For the fourth successive night, powerful blasts rocked Bab Al-Aziziya near the city centre, an AFP correspondent said as Libyan state media reported air raids on the Al-Qariet region south of the capital.

The strikes came after US President Barack Obama told a summit of G8 world powers that the United States and France were committed to finishing the job in Libya, as Russia finally joined explicit calls for Gaddafi to go.

Russia's dramatic shift - and an offer to mediate - came as British Prime Minister David Cameron said the Nato mission against Gaddafi was entering a new phase with the deployment of helicopter gunships to the conflict.

"We are joined in our resolve to finish the job," Obama said after talks with French President Nicolas Sarkozy at the G8 summit of industrialised democracies in the French resort of Deauville. But the US leader warned the "UN mandate of civilian protection cannot be accomplished when Gaddafi remains in Libya directing his forces in acts of aggression against the Libyan people."

G8 leaders from Britain, Canada, France, Germany, Italy, Japan, Russia and the US called in their final statement for Gaddafi to step down after more than 40 years, in the face of pro-democracy protests turned full-fledged armed revolt.
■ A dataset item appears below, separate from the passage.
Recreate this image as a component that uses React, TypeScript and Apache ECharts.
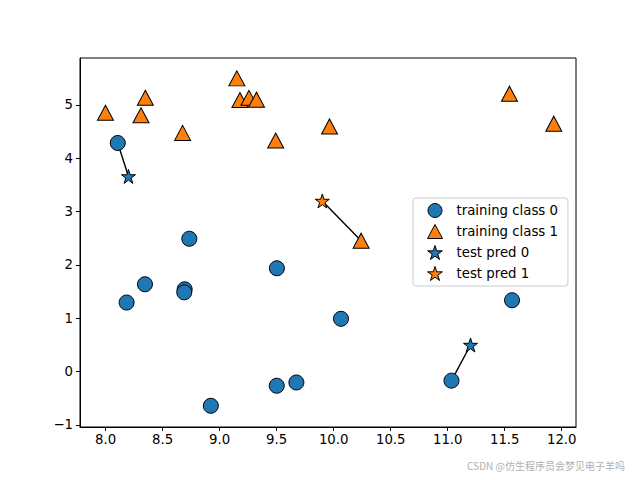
import React, { useEffect, useRef } from "react";
import * as echarts from "echarts";

const class0X = [11.0329545, 8.69289001, 8.1062269, 9.67284681, 8.68937095, 8.92229526, 8.18378052, 8.7337095, 10.06393839, 9.50048972, 8.34468785, 9.50169345, 11.563957];
const class0Y = [-0.16816717, 1.54322016, 4.28695977, -0.20283165, 1.48709629, -0.63993225, 1.29564214, 2.49162431, 0.99078055, -0.26430318, 1.63824349, 1.93824624, 1.3389402];
const class1X = [9.96346605, 11.54155807, 8.30988863, 11.93027136, 8.34810316, 8.67494727, 9.17748385, 10.24028948, 9.49123469, 9.25694192, 7.99815287, 9.32298256, 9.15072323];
const class1Y = [4.59676542, 5.21116083, 4.80623966, 4.64866327, 5.13415623, 4.47573059, 5.09283177, 2.45544401, 4.33224792, 5.13284858, 4.8525051, 5.09840649, 5.49832246];
const testPred0X = [8.2, 11.2];
const testPred0Y = [3.66, 0.5];
const testPred1X = [9.9];
const testPred1Y = [3.2];
// nearest neighbour segments: [testX, testY, neighbourX, neighbourY]
const segments = [
  [8.2, 3.66, 8.1062269, 4.28695977],
  [9.9, 3.2, 10.24028948, 2.45544401],
  [11.2, 0.5, 11.0329545, -0.16816717],
];
const xTicks = [8.0, 8.5, 9.0, 9.5, 10.0, 10.5, 11.0, 11.5, 12.0];
const yTicks = [-1, 0, 1, 2, 3, 4, 5];
const seriesNames = ["training class 0", "training class 1", "test pred 0", "test pred 1"];

const STAR = "path://M50,0 L61.2,34.5 L97.6,34.5 L68.2,55.9 L79.4,90.5 L50,69.1 L20.6,90.5 L31.8,55.9 L2.4,34.5 L38.8,34.5 Z";

const zip = (xs: number[], ys: number[]) => xs.map((x, i) => [x, ys[i]]);

export default function App() {
  const ref = useRef<HTMLDivElement>(null);
  useEffect(() => {
    if (!ref.current) return;
    const chart = echarts.init(ref.current, null, { renderer: "svg" });
    const font = "DejaVu Sans";
    const border = { borderColor: "#000", borderWidth: 1, opacity: 1 };
    chart.setOption({
      animation: false,
      textStyle: { fontFamily: font },
      grid: { left: 80, right: 64, top: 58, bottom: 53, show: true, borderColor: "#000", borderWidth: 1, backgroundColor: "transparent" },
      xAxis: {
        type: "value",
        min: 7.775,
        max: 12.125,
        splitLine: { show: false },
        axisLine: { show: true, onZero: false, lineStyle: { color: "#000" } },
        axisTick: { show: true, length: 4, customValues: xTicks, lineStyle: { color: "#000" } },
        axisLabel: { customValues: xTicks, color: "#000", fontSize: 13.3, fontFamily: font, margin: 6, formatter: (v: number) => v.toFixed(1) },
      },
      yAxis: {
        type: "value",
        min: -1.0375,
        max: 5.88,
        splitLine: { show: false },
        axisLine: { show: true, onZero: false, lineStyle: { color: "#000" } },
        axisTick: { show: true, length: 4, customValues: yTicks, lineStyle: { color: "#000" } },
        axisLabel: { customValues: yTicks, color: "#000", fontSize: 13.3, fontFamily: font, margin: 7, formatter: (v: number) => (v < 0 ? "\u2212" + Math.abs(v) : String(v)) },
      },
      legend: {
        data: seriesNames,
        orient: "vertical",
        left: 413,
        top: 198,
        backgroundColor: "#fff",
        borderColor: "#ccc",
        borderWidth: 1,
        borderRadius: 3,
        padding: [5, 10, 5, 14],
        itemWidth: 15,
        itemHeight: 14,
        itemGap: 6,
        itemStyle: { borderWidth: 1, borderColor: "#000", opacity: 1 },
        textStyle: { fontSize: 13.3, fontFamily: font, color: "#000", lineHeight: 14, padding: [0, 0, 0, 9] },
      },
      graphic: [
        {
          type: "text",
          right: 15,
          top: 460,
          style: { text: "CSDN @仿生程序员会梦见电子羊吗", fill: "#b0b0b0", fontSize: 10, fontFamily: "Noto Sans CJK SC" },
        },
      ],
      series: [
        ...segments.map((s) => ({
          type: "line",
          data: [[s[0], s[1]], [s[2], s[3]]],
          showSymbol: false,
          symbol: "none",
          lineStyle: { color: "#000", width: 1.4 },
          z: 1,
          silent: true,
        })),
        {
          name: seriesNames[0],
          type: "scatter",
          data: zip(class0X, class0Y),
          symbol: "circle",
          symbolSize: 15,
          itemStyle: { color: "#1f77b4", ...border },
          z: 3,
        },
        {
          name: seriesNames[1],
          type: "scatter",
          data: zip(class1X, class1Y),
          symbol: "triangle",
          symbolSize: [16, 15],
          itemStyle: { color: "#ff7f0e", ...border },
          z: 3,
        },
        {
          name: seriesNames[2],
          type: "scatter",
          data: zip(testPred0X, testPred0Y),
          symbol: STAR,
          symbolSize: 14,
          itemStyle: { color: "#1f77b4", ...border },
          z: 4,
        },
        {
          name: seriesNames[3],
          type: "scatter",
          data: zip(testPred1X, testPred1Y),
          symbol: STAR,
          symbolSize: 14,
          itemStyle: { color: "#ff7f0e", ...border },
          z: 4,
        },
      ],
    });
    return () => chart.dispose();
  }, []);
  return <div ref={ref} style={{ width: 640, height: 480, position: "absolute", left: 0, top: 0 }} />;
}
"Gaddafi and the Libyan government have failed to fulfil their responsibility to protect the Libyan population and have lost all legitimacy. He has no future in a free, democratic Libya. He must go," it said.

But the Libyan regime rejected the call and said any initiative to resolve the crisis would have to go through the African Union. "The G8 is an economic summit. We are not concerned by its decisions," said Libya's deputy foreign minister, Khaled Kaaim.

Tripoli also rejected Russian mediation and will "not accept any mediation which marginalises the peace plan of the African Union," he said. "We are an African country. Any initiative outside the AU framework will be rejected."

Kaaim said it had no confirmation of a change in Moscow's position after President Dmitry Medvedev toughened Russia's stance at the G8 meeting by declaring: "The world community does not see him as the Libyan leader."

African leaders at a summit in Addis Ababa on Thursday called for an end to Nato air strikes on Libya to pave the way for a political solution to the conflict.

The pan-African bloc also sought a stronger say in resolving the conflict.

Kaaim meanwhile confirmed the visit on Monday of South African President Jacob Zuma, without indicating whether the exit of Gaddafi from power would be discussed as the South Africans have claimed. On Thursday, the Libyan regime said Tripoli wanted a monitored ceasefire.

But Nato insisted it would keep up its air raids in Libya until Gaddafi's forces stop attacking civilians and until the regime's proposed ceasefire is matched by its actions on the ground. Meanwhile Gadafi's wife Sofia on Friday slammed strikes against the Libyan leader and his family, and accused Nato forces of "committing war crimes" with its action against the regime. Arab League chief Amr Mussa said there was a yawning gap between Tripoli and the rebel National Transitional Council on Gaddafi's fate, with the rebels demanding he go immediately and the regime saving his exit for "later."

"I was not there. But I wished that I was so I may die with him," she told CNN in a telephone interview, describing the reported death of her son Seif al-Arab from a Nato air strike.

"My son never missed an evening prayer. We had strikes every day, and the strikes would start at evening prayer. Four rockets on one house!" she said in the rare interview.

International forces, which have been attacking Gaddafi forces under the terms of a UN resolution to protect civilians, "are looking for excuses to target Moamer. What has he done to deserve this?" asked Sofia.

Nato, she said, is "committing war crimes" in the North Africa country. "They killed my son and the Libyan people. They are defaming our reputation, she said. "Forty countries are against us. Life has no value anymore," she lamented, in the wake of her son's death. Doubts have been raised in recent days of the veracity of reports on Seif al-Arab, Kadhafi's youngest son, being dead. Italian Prime Minister Silvio Berlusconi pointed out Wednesday that the international coalition had no information on his demise, and said the report from a Libyan government spokesman was "propaganda."